··· Given data
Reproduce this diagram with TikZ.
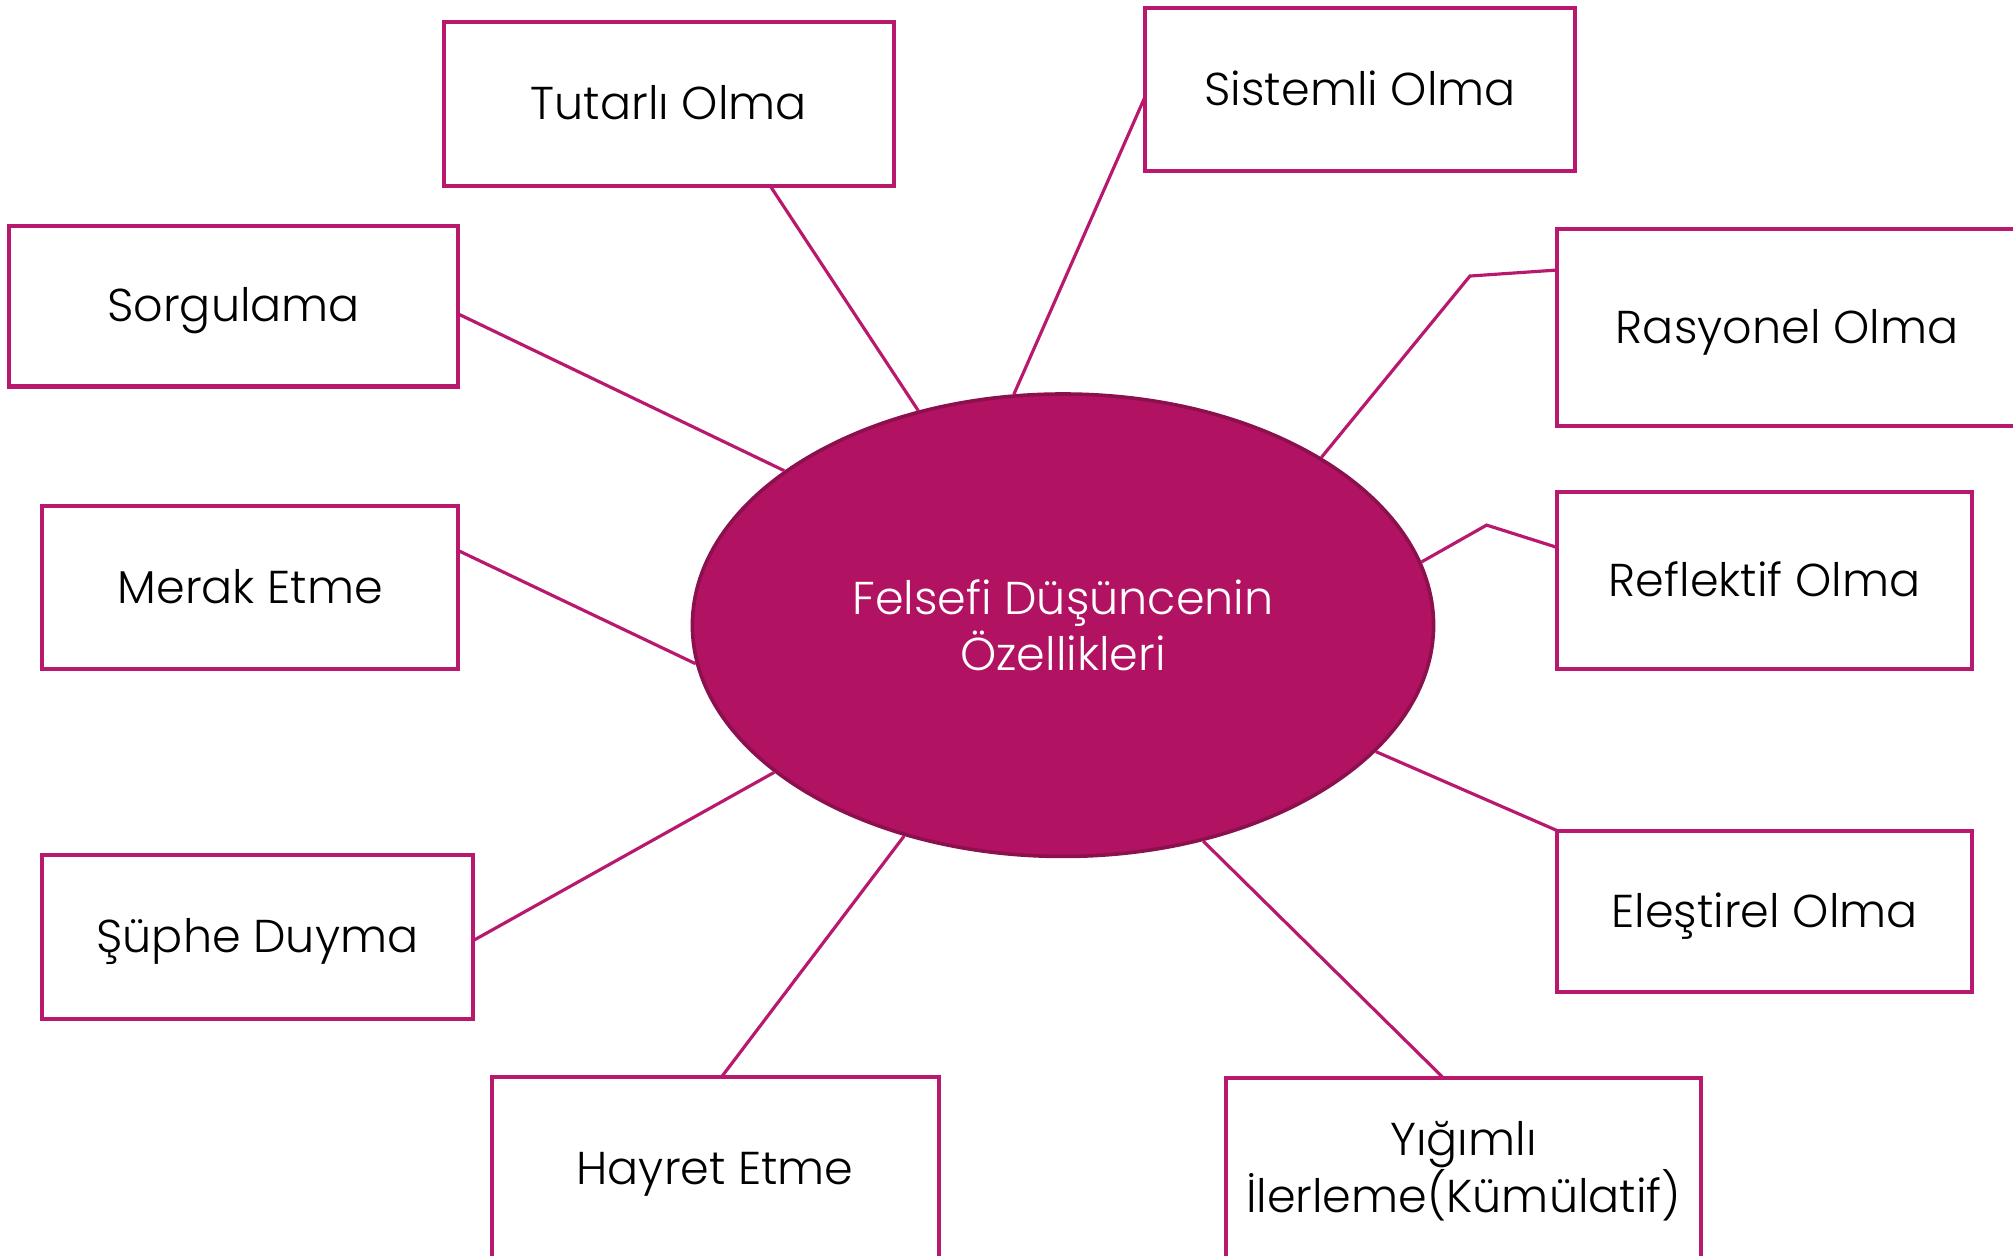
\documentclass[tikz,border=0pt]{standalone}
\usepackage{fontspec}
\setmainfont{Poppins Light}
\usetikzlibrary{shapes}

\definecolor{boxline}{HTML}{B8186E}
\definecolor{corefill}{HTML}{B21262}
\definecolor{coreline}{HTML}{8C0F4E}

\tikzset{
  feature/.style={draw=boxline,line width=0.9pt,fill=white,inner sep=0pt,outer sep=0pt,
    align=center,font=\fontsize{10.2}{12.6}\selectfont},
  oneline/.style={text height=0.95em,text depth=0.25em},
  link/.style={draw=boxline,line width=0.7pt},
}

\begin{document}
\begin{tikzpicture}[x=0.01cm,y=-0.01cm]
  \useasboundingbox (0,0) rectangle (1568,978);
  \clip (0,0) rectangle (1568,978);
  % center
  \node[ellipse,fill=corefill,draw=coreline,line width=0.8pt,inner sep=0pt,
    minimum width=5.77cm,minimum height=3.6cm,text=white,align=center,
    font=\fontsize{10.2}{12.6}\selectfont] (core) at (828,487) {Felsefi Düşüncenin\\Özellikleri};
  % features
  \node[feature,oneline,minimum width=3.5cm,minimum height=1.28cm] (tutarli) at (521,81) {Tutarlı Olma};
  \node[feature,oneline,minimum width=3.35cm,minimum height=1.27cm] (sistemli) at (1059.5,69.5) {Sistemli Olma};
  \node[feature,oneline,minimum width=3.5cm,minimum height=1.25cm] (sorgulama) at (182,238.5) {Sorgulama};
  \node[feature,oneline,minimum width=3.58cm,minimum height=1.53cm] (rasyonel) at (1392,255) {Rasyonel Olma};
  \node[feature,oneline,minimum width=3.23cm,minimum height=1.38cm] (reflektif) at (1374.5,452) {Reflektif Olma};
  \node[feature,oneline,minimum width=3.24cm,minimum height=1.27cm] (merak) at (195,457.5) {Merak Etme};
  \node[feature,oneline,minimum width=3.35cm,minimum height=1.28cm] (suphe) at (200.5,730) {Şüphe Duyma};
  \node[feature,oneline,minimum width=3.23cm,minimum height=1.26cm] (elestirel) at (1374.5,710) {Eleştirel Olma};
  \node[feature,oneline,minimum width=3.48cm,minimum height=1.42cm] (hayret) at (557,910) {Hayret Etme};
  \node[feature,minimum width=3.7cm,minimum height=1.44cm] (yigimli) at (1140,912) {Yığımlı\\İlerleme(Kümülatif)};
  % links
  \coordinate (rbend) at (1145,215);
  \coordinate (fbend) at (1158,409);
  \draw[link] (tutarli.-39) -- (core.124.2);
  \draw[link] (sistemli.182.2) -- (core.102.3);
  \draw[link] (sorgulama.-2.8) -- (core.151.3);
  \draw[link] (rasyonel.166.3) -- (rbend) -- (core.33.4);
  \draw[link] (reflektif.171.5) -- (fbend) -- (core.10.4);
  \draw[link] (merak.10.3) -- (core.186);
  \draw[link] (suphe.-1) -- (core.207.4);
  \draw[link] (elestirel.north west) -- (core.338.4);
  \draw[link] (hayret.86.9) -- (core.233.4);
  \draw[link] (yigimli.102.9) -- (core.303.1);
\end{tikzpicture}
\end{document}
······
■ Description of the task: Transcribe the full listing character for character. Pictures are excluded.

■ Exercise response:
Reproduce this diagram with TikZ.
\documentclass[tikz,border=0pt]{standalone}
\usepackage{fontspec}
\setmainfont{Poppins Light}
\usetikzlibrary{shapes}

\definecolor{boxline}{HTML}{B8186E}
\definecolor{corefill}{HTML}{B21262}
\definecolor{coreline}{HTML}{8C0F4E}

\tikzset{
  feature/.style={draw=boxline,line width=0.9pt,fill=white,inner sep=0pt,outer sep=0pt,
    align=center,font=\fontsize{10.2}{12.6}\selectfont},
  oneline/.style={text height=0.95em,text depth=0.25em},
  link/.style={draw=boxline,line width=0.7pt},
}

\begin{document}
\begin{tikzpicture}[x=0.01cm,y=-0.01cm]
  \useasboundingbox (0,0) rectangle (1568,978);
  \clip (0,0) rectangle (1568,978);
  % center
  \node[ellipse,fill=corefill,draw=coreline,line width=0.8pt,inner sep=0pt,
    minimum width=5.77cm,minimum height=3.6cm,text=white,align=center,
    font=\fontsize{10.2}{12.6}\selectfont] (core) at (828,487) {Felsefi Düşüncenin\\Özellikleri};
  % features
  \node[feature,oneline,minimum width=3.5cm,minimum height=1.28cm] (tutarli) at (521,81) {Tutarlı Olma};
  \node[feature,oneline,minimum width=3.35cm,minimum height=1.27cm] (sistemli) at (1059.5,69.5) {Sistemli Olma};
  \node[feature,oneline,minimum width=3.5cm,minimum height=1.25cm] (sorgulama) at (182,238.5) {Sorgulama};
  \node[feature,oneline,minimum width=3.58cm,minimum height=1.53cm] (rasyonel) at (1392,255) {Rasyonel Olma};
  \node[feature,oneline,minimum width=3.23cm,minimum height=1.38cm] (reflektif) at (1374.5,452) {Reflektif Olma};
  \node[feature,oneline,minimum width=3.24cm,minimum height=1.27cm] (merak) at (195,457.5) {Merak Etme};
  \node[feature,oneline,minimum width=3.35cm,minimum height=1.28cm] (suphe) at (200.5,730) {Şüphe Duyma};
  \node[feature,oneline,minimum width=3.23cm,minimum height=1.26cm] (elestirel) at (1374.5,710) {Eleştirel Olma};
  \node[feature,oneline,minimum width=3.48cm,minimum height=1.42cm] (hayret) at (557,910) {Hayret Etme};
  \node[feature,minimum width=3.7cm,minimum height=1.44cm] (yigimli) at (1140,912) {Yığımlı\\İlerleme(Kümülatif)};
  % links
  \coordinate (rbend) at (1145,215);
  \coordinate (fbend) at (1158,409);
  \draw[link] (tutarli.-39) -- (core.124.2);
  \draw[link] (sistemli.182.2) -- (core.102.3);
  \draw[link] (sorgulama.-2.8) -- (core.151.3);
  \draw[link] (rasyonel.166.3) -- (rbend) -- (core.33.4);
  \draw[link] (reflektif.171.5) -- (fbend) -- (core.10.4);
  \draw[link] (merak.10.3) -- (core.186);
  \draw[link] (suphe.-1) -- (core.207.4);
  \draw[link] (elestirel.north west) -- (core.338.4);
  \draw[link] (hayret.86.9) -- (core.233.4);
  \draw[link] (yigimli.102.9) -- (core.303.1);
\end{tikzpicture}
\end{document}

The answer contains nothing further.